# SHORT PROBLEM
Write the data below out exactly as it stands. Do not include the pictures.

╭─ STORED DATA

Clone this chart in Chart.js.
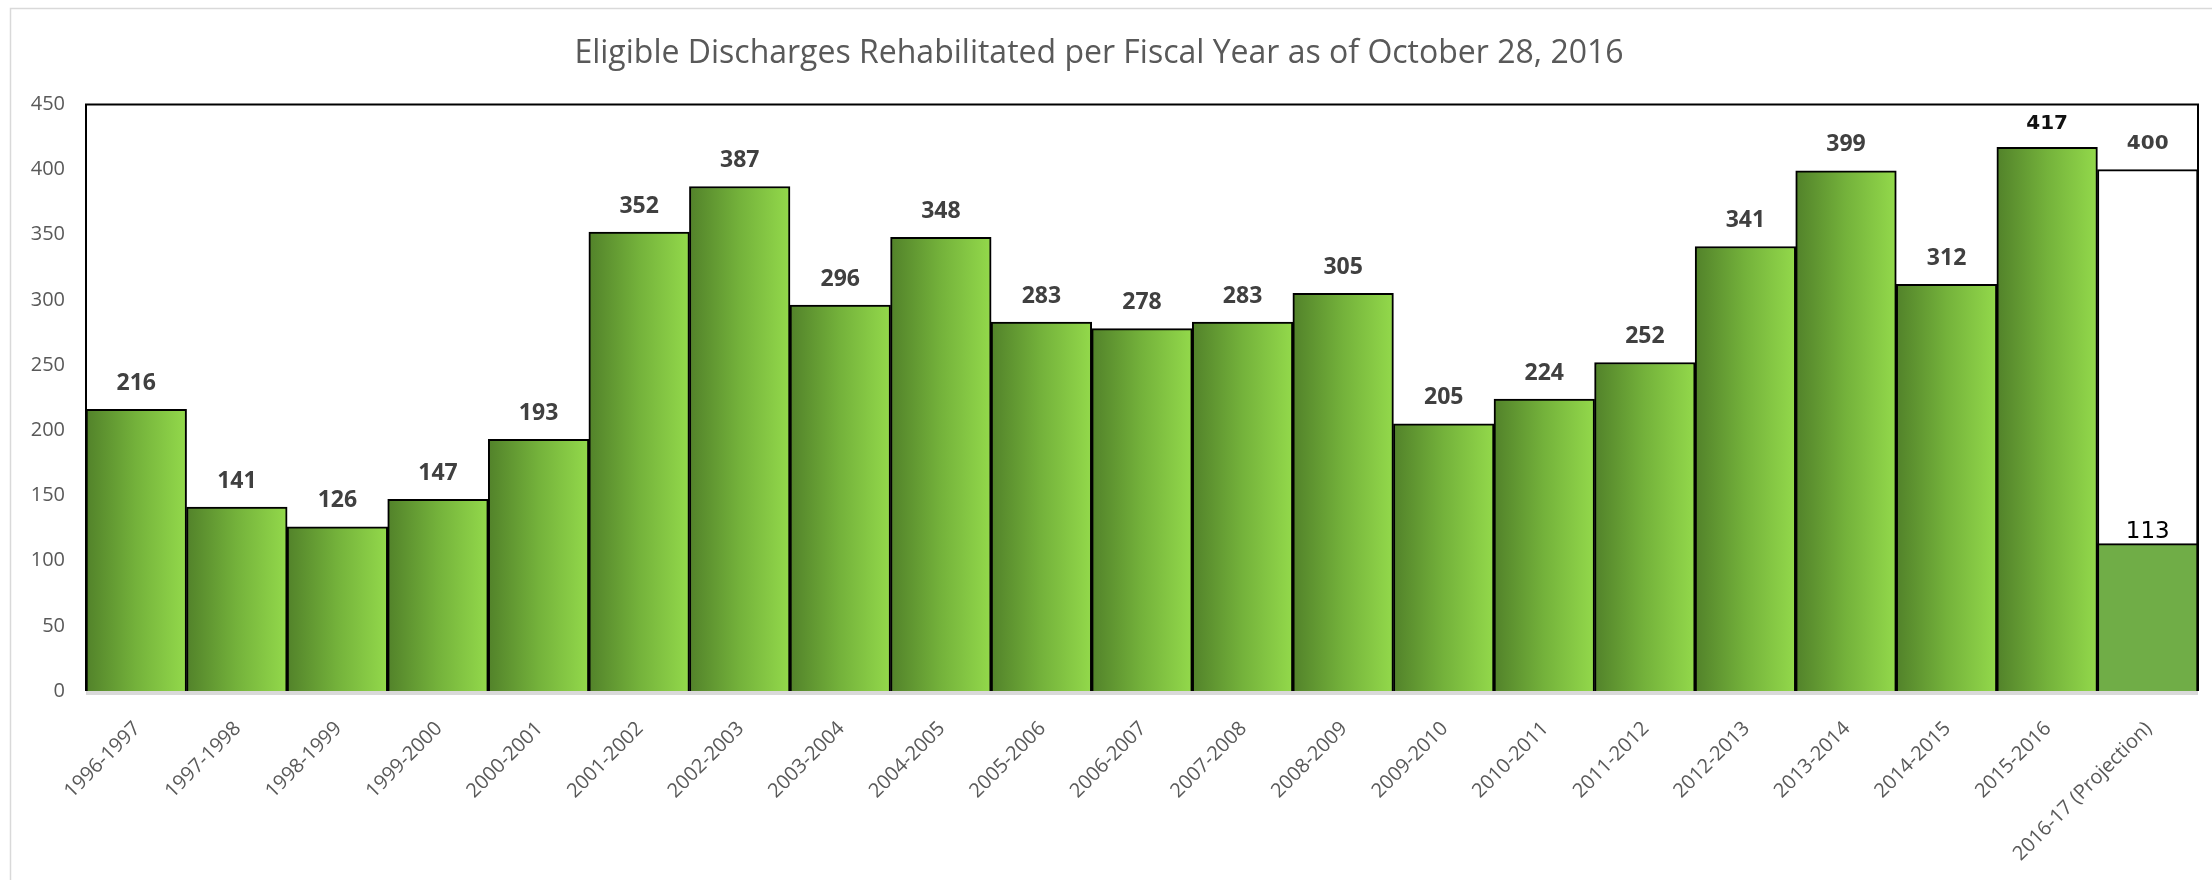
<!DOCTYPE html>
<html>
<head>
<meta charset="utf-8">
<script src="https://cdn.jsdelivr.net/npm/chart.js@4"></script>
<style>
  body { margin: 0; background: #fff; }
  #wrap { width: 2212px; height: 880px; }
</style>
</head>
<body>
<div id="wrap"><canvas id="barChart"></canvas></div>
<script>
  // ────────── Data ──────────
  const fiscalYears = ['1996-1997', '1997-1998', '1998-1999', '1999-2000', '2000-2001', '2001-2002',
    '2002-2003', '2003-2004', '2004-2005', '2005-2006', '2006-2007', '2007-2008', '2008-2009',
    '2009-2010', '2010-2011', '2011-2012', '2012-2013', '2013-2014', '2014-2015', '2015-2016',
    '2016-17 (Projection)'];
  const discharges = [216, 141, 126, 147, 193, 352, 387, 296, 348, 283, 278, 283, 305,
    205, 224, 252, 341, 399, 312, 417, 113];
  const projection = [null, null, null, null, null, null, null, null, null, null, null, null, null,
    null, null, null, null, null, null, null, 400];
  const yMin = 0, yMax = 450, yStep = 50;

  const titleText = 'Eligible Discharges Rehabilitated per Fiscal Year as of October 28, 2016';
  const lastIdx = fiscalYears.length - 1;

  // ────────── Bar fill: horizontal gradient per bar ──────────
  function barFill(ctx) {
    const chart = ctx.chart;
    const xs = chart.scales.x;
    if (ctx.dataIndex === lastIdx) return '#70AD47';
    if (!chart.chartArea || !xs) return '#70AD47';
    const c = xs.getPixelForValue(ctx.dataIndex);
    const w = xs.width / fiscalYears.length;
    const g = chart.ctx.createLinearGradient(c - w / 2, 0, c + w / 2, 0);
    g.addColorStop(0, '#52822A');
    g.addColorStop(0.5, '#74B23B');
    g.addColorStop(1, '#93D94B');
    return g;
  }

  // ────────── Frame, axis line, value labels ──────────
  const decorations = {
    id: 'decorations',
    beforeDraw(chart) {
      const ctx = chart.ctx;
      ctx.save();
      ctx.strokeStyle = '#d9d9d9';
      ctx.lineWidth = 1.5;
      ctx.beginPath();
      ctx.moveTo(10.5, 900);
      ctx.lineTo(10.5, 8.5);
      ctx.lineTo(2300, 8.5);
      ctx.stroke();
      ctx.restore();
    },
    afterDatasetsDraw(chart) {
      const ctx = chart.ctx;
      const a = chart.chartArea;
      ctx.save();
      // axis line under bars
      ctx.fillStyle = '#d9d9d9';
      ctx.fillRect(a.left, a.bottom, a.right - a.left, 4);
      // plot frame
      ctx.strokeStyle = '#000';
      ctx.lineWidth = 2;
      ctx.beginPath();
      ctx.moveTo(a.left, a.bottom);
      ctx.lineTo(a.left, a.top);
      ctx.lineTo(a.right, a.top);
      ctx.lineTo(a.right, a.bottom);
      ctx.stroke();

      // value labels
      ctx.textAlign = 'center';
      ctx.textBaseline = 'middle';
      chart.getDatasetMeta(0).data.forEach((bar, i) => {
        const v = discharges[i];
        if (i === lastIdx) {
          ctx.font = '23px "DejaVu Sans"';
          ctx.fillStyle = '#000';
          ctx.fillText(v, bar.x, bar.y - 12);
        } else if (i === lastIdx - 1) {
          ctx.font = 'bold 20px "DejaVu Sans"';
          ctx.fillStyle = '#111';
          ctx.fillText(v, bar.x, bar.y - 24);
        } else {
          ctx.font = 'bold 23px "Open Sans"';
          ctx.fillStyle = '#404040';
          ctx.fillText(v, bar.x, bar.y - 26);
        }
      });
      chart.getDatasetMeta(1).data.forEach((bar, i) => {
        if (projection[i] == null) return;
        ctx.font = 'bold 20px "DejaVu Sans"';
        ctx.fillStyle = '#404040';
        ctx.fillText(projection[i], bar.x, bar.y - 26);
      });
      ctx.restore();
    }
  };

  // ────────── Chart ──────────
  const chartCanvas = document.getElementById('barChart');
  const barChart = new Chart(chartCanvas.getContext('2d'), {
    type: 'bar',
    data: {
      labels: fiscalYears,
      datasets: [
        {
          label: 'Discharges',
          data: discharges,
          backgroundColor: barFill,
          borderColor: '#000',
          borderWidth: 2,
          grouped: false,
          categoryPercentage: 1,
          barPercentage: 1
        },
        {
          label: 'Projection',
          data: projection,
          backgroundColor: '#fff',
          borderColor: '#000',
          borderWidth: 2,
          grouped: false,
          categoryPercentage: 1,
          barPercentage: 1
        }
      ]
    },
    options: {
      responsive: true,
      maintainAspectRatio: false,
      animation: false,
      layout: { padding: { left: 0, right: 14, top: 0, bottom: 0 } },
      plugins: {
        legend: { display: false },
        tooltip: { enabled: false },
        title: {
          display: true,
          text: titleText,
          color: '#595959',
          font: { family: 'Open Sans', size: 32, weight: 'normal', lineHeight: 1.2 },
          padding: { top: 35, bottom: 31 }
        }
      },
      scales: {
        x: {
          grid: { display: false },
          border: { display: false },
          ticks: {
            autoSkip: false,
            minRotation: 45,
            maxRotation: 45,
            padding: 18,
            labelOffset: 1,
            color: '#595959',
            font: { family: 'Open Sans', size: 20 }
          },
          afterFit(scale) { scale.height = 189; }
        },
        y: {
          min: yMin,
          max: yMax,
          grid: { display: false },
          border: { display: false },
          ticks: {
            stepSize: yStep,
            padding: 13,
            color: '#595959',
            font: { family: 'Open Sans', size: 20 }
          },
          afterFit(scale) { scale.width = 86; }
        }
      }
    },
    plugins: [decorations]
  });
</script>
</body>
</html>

╰─

# THE ANSWER
Clone this chart in Chart.js.
<!DOCTYPE html>
<html>
<head>
<meta charset="utf-8">
<script src="https://cdn.jsdelivr.net/npm/chart.js@4"></script>
<style>
  body { margin: 0; background: #fff; }
  #wrap { width: 2212px; height: 880px; }
</style>
</head>
<body>
<div id="wrap"><canvas id="barChart"></canvas></div>
<script>
  // ────────── Data ──────────
  const fiscalYears = ['1996-1997', '1997-1998', '1998-1999', '1999-2000', '2000-2001', '2001-2002',
    '2002-2003', '2003-2004', '2004-2005', '2005-2006', '2006-2007', '2007-2008', '2008-2009',
    '2009-2010', '2010-2011', '2011-2012', '2012-2013', '2013-2014', '2014-2015', '2015-2016',
    '2016-17 (Projection)'];
  const discharges = [216, 141, 126, 147, 193, 352, 387, 296, 348, 283, 278, 283, 305,
    205, 224, 252, 341, 399, 312, 417, 113];
  const projection = [null, null, null, null, null, null, null, null, null, null, null, null, null,
    null, null, null, null, null, null, null, 400];
  const yMin = 0, yMax = 450, yStep = 50;

  const titleText = 'Eligible Discharges Rehabilitated per Fiscal Year as of October 28, 2016';
  const lastIdx = fiscalYears.length - 1;

  // ────────── Bar fill: horizontal gradient per bar ──────────
  function barFill(ctx) {
    const chart = ctx.chart;
    const xs = chart.scales.x;
    if (ctx.dataIndex === lastIdx) return '#70AD47';
    if (!chart.chartArea || !xs) return '#70AD47';
    const c = xs.getPixelForValue(ctx.dataIndex);
    const w = xs.width / fiscalYears.length;
    const g = chart.ctx.createLinearGradient(c - w / 2, 0, c + w / 2, 0);
    g.addColorStop(0, '#52822A');
    g.addColorStop(0.5, '#74B23B');
    g.addColorStop(1, '#93D94B');
    return g;
  }

  // ────────── Frame, axis line, value labels ──────────
  const decorations = {
    id: 'decorations',
    beforeDraw(chart) {
      const ctx = chart.ctx;
      ctx.save();
      ctx.strokeStyle = '#d9d9d9';
      ctx.lineWidth = 1.5;
      ctx.beginPath();
      ctx.moveTo(10.5, 900);
      ctx.lineTo(10.5, 8.5);
      ctx.lineTo(2300, 8.5);
      ctx.stroke();
      ctx.restore();
    },
    afterDatasetsDraw(chart) {
      const ctx = chart.ctx;
      const a = chart.chartArea;
      ctx.save();
      // axis line under bars
      ctx.fillStyle = '#d9d9d9';
      ctx.fillRect(a.left, a.bottom, a.right - a.left, 4);
      // plot frame
      ctx.strokeStyle = '#000';
      ctx.lineWidth = 2;
      ctx.beginPath();
      ctx.moveTo(a.left, a.bottom);
      ctx.lineTo(a.left, a.top);
      ctx.lineTo(a.right, a.top);
      ctx.lineTo(a.right, a.bottom);
      ctx.stroke();

      // value labels
      ctx.textAlign = 'center';
      ctx.textBaseline = 'middle';
      chart.getDatasetMeta(0).data.forEach((bar, i) => {
        const v = discharges[i];
        if (i === lastIdx) {
          ctx.font = '23px "DejaVu Sans"';
          ctx.fillStyle = '#000';
          ctx.fillText(v, bar.x, bar.y - 12);
        } else if (i === lastIdx - 1) {
          ctx.font = 'bold 20px "DejaVu Sans"';
          ctx.fillStyle = '#111';
          ctx.fillText(v, bar.x, bar.y - 24);
        } else {
          ctx.font = 'bold 23px "Open Sans"';
          ctx.fillStyle = '#404040';
          ctx.fillText(v, bar.x, bar.y - 26);
        }
      });
      chart.getDatasetMeta(1).data.forEach((bar, i) => {
        if (projection[i] == null) return;
        ctx.font = 'bold 20px "DejaVu Sans"';
        ctx.fillStyle = '#404040';
        ctx.fillText(projection[i], bar.x, bar.y - 26);
      });
      ctx.restore();
    }
  };

  // ────────── Chart ──────────
  const chartCanvas = document.getElementById('barChart');
  const barChart = new Chart(chartCanvas.getContext('2d'), {
    type: 'bar',
    data: {
      labels: fiscalYears,
      datasets: [
        {
          label: 'Discharges',
          data: discharges,
          backgroundColor: barFill,
          borderColor: '#000',
          borderWidth: 2,
          grouped: false,
          categoryPercentage: 1,
          barPercentage: 1
        },
        {
          label: 'Projection',
          data: projection,
          backgroundColor: '#fff',
          borderColor: '#000',
          borderWidth: 2,
          grouped: false,
          categoryPercentage: 1,
          barPercentage: 1
        }
      ]
    },
    options: {
      responsive: true,
      maintainAspectRatio: false,
      animation: false,
      layout: { padding: { left: 0, right: 14, top: 0, bottom: 0 } },
      plugins: {
        legend: { display: false },
        tooltip: { enabled: false },
        title: {
          display: true,
          text: titleText,
          color: '#595959',
          font: { family: 'Open Sans', size: 32, weight: 'normal', lineHeight: 1.2 },
          padding: { top: 35, bottom: 31 }
        }
      },
      scales: {
        x: {
          grid: { display: false },
          border: { display: false },
          ticks: {
            autoSkip: false,
            minRotation: 45,
            maxRotation: 45,
            padding: 18,
            labelOffset: 1,
            color: '#595959',
            font: { family: 'Open Sans', size: 20 }
          },
          afterFit(scale) { scale.height = 189; }
        },
        y: {
          min: yMin,
          max: yMax,
          grid: { display: false },
          border: { display: false },
          ticks: {
            stepSize: yStep,
            padding: 13,
            color: '#595959',
            font: { family: 'Open Sans', size: 20 }
          },
          afterFit(scale) { scale.width = 86; }
        }
      }
    },
    plugins: [decorations]
  });
</script>
</body>
</html>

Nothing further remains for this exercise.